• What is required: Write out the listing from the line with "Rebuild this chart as a web" to the line with "var nombres = ['2015", both lines included, exactly and nothing beyond. Leave pictures out.

• Given data:

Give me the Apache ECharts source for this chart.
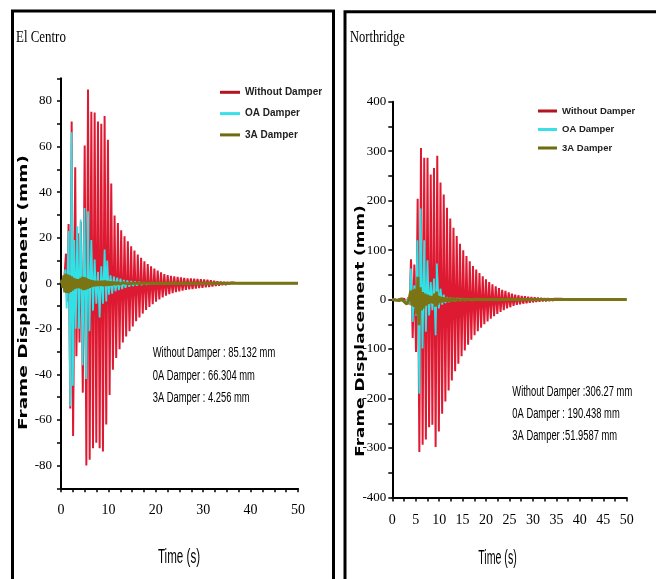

==

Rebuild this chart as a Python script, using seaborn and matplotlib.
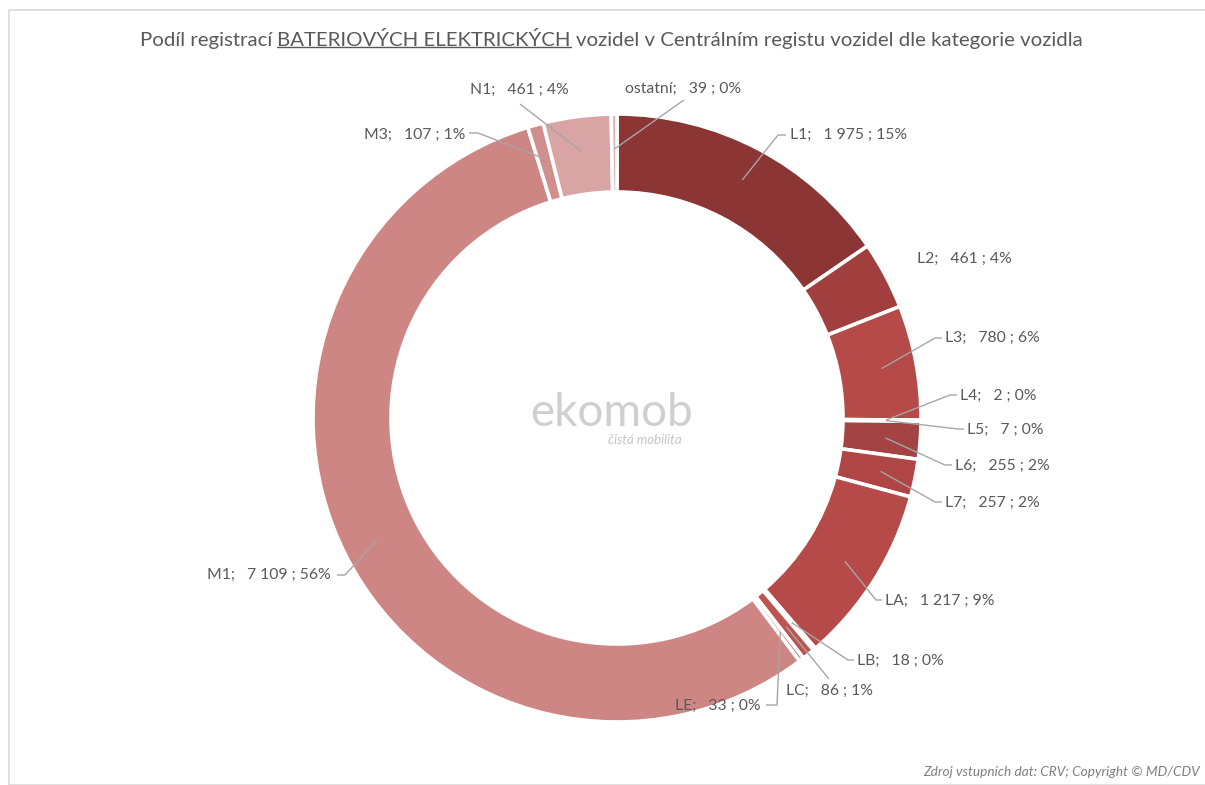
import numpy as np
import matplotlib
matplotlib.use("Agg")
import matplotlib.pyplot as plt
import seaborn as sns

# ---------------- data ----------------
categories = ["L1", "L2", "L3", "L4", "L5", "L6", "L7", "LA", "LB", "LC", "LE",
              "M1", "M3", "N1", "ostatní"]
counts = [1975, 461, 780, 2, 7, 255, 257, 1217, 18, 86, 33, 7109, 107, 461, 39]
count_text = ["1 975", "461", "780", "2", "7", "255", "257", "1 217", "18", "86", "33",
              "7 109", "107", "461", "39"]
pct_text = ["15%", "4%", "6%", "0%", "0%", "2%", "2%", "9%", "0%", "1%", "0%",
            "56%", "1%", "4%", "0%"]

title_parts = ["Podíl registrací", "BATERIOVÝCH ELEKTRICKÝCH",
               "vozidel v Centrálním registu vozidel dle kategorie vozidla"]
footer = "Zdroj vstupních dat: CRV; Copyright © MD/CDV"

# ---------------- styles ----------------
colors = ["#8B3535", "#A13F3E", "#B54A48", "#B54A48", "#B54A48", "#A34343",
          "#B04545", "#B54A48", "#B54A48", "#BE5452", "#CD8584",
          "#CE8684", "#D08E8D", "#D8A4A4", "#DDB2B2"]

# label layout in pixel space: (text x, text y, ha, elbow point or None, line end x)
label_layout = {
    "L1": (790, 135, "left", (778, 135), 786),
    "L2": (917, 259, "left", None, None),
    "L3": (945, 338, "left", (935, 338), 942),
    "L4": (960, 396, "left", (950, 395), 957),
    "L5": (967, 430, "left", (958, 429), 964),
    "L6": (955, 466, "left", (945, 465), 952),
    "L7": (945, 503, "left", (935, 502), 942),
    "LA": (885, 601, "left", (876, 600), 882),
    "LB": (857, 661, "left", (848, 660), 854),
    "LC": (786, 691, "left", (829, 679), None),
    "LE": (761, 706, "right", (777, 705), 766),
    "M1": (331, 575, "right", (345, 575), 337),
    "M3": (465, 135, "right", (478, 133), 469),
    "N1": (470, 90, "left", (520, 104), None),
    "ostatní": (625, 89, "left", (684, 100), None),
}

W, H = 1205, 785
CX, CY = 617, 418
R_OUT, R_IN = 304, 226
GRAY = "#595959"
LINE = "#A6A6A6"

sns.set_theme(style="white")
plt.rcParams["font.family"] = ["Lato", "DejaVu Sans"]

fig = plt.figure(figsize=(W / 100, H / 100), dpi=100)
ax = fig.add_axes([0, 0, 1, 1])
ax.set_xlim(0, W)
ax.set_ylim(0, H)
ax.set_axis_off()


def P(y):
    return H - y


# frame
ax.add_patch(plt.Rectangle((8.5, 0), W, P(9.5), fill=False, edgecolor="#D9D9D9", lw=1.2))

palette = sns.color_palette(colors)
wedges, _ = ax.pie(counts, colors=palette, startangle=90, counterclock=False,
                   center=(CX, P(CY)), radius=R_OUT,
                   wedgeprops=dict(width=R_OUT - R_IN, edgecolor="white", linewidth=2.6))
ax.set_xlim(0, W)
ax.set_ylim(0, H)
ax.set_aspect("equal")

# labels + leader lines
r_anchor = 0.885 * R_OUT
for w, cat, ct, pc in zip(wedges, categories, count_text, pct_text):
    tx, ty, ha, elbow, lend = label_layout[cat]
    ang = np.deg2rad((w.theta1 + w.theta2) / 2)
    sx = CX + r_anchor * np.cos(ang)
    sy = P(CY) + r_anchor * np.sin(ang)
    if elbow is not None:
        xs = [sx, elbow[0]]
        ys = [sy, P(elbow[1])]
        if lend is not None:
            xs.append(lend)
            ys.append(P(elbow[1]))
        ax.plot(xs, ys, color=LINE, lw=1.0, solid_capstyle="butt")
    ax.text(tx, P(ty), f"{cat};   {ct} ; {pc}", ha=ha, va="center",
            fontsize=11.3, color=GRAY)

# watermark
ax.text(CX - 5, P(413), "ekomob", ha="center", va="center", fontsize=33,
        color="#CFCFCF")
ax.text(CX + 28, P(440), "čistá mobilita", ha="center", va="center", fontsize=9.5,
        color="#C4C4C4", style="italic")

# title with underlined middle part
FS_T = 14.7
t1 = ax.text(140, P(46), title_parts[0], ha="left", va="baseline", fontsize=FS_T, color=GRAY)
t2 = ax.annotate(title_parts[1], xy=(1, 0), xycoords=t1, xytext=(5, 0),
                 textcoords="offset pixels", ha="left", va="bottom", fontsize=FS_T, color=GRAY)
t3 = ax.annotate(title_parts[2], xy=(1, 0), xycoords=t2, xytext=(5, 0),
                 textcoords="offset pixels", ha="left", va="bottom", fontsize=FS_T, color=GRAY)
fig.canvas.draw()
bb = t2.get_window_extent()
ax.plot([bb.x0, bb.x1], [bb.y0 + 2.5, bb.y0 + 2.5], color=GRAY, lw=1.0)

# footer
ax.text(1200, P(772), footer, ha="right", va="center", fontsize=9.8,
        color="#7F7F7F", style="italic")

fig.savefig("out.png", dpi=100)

...

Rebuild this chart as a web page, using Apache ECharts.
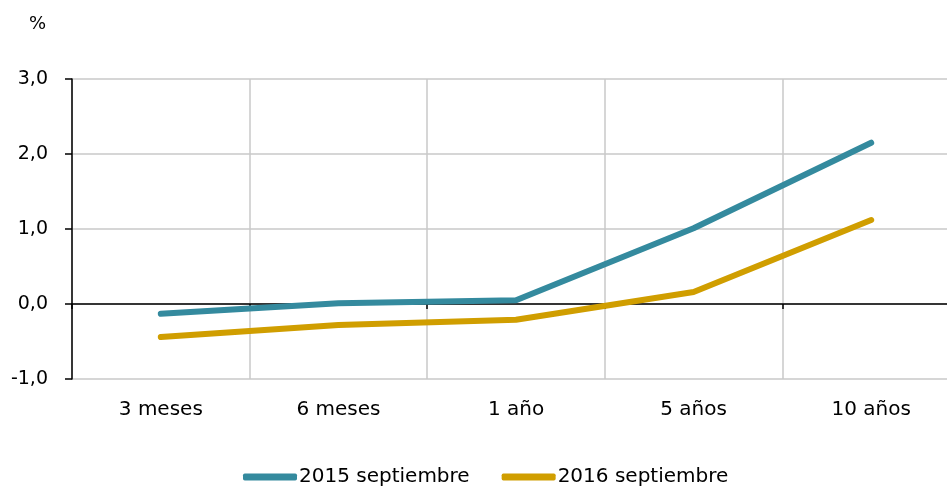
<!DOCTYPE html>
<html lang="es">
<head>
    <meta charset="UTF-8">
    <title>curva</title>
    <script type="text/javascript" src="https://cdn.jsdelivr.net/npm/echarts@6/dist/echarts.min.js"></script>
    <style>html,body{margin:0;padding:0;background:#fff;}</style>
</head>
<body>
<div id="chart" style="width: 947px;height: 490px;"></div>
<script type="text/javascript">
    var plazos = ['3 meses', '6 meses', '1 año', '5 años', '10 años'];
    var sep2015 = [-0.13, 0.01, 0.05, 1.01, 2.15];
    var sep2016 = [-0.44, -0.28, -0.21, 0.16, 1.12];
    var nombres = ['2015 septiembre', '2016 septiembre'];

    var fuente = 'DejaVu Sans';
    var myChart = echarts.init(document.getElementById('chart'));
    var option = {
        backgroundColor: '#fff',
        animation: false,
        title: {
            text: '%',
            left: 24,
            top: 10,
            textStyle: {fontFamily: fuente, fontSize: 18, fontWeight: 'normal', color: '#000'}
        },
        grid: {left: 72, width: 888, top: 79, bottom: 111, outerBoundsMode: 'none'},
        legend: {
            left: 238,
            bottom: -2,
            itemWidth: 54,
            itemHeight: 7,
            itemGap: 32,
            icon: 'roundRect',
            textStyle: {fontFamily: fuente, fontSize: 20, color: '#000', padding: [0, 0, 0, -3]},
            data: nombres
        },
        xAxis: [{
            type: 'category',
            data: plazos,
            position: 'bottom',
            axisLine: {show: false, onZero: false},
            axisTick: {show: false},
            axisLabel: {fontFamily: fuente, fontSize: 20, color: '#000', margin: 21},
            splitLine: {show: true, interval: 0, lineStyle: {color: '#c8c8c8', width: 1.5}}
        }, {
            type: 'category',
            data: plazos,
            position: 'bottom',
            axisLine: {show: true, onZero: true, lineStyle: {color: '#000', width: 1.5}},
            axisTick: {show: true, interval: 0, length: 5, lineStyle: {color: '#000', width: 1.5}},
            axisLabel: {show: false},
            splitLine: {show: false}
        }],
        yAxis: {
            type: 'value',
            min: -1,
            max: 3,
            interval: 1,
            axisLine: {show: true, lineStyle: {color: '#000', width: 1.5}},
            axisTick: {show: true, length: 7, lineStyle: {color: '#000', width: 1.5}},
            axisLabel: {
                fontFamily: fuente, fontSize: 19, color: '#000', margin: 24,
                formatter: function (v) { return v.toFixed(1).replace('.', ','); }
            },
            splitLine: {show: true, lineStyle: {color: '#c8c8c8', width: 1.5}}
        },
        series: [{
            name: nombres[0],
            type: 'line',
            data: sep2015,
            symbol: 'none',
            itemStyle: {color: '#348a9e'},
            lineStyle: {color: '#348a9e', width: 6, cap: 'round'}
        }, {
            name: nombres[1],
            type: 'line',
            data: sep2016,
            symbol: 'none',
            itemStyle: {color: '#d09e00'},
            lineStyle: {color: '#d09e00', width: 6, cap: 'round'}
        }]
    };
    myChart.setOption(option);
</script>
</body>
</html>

• Solved problem:
Rebuild this chart as a web page, using Apache ECharts.
<!DOCTYPE html>
<html lang="es">
<head>
    <meta charset="UTF-8">
    <title>curva</title>
    <script type="text/javascript" src="https://cdn.jsdelivr.net/npm/echarts@6/dist/echarts.min.js"></script>
    <style>html,body{margin:0;padding:0;background:#fff;}</style>
</head>
<body>
<div id="chart" style="width: 947px;height: 490px;"></div>
<script type="text/javascript">
    var plazos = ['3 meses', '6 meses', '1 año', '5 años', '10 años'];
    var sep2015 = [-0.13, 0.01, 0.05, 1.01, 2.15];
    var sep2016 = [-0.44, -0.28, -0.21, 0.16, 1.12];
    var nombres = ['2015 septiembre', '2016 septiembre'];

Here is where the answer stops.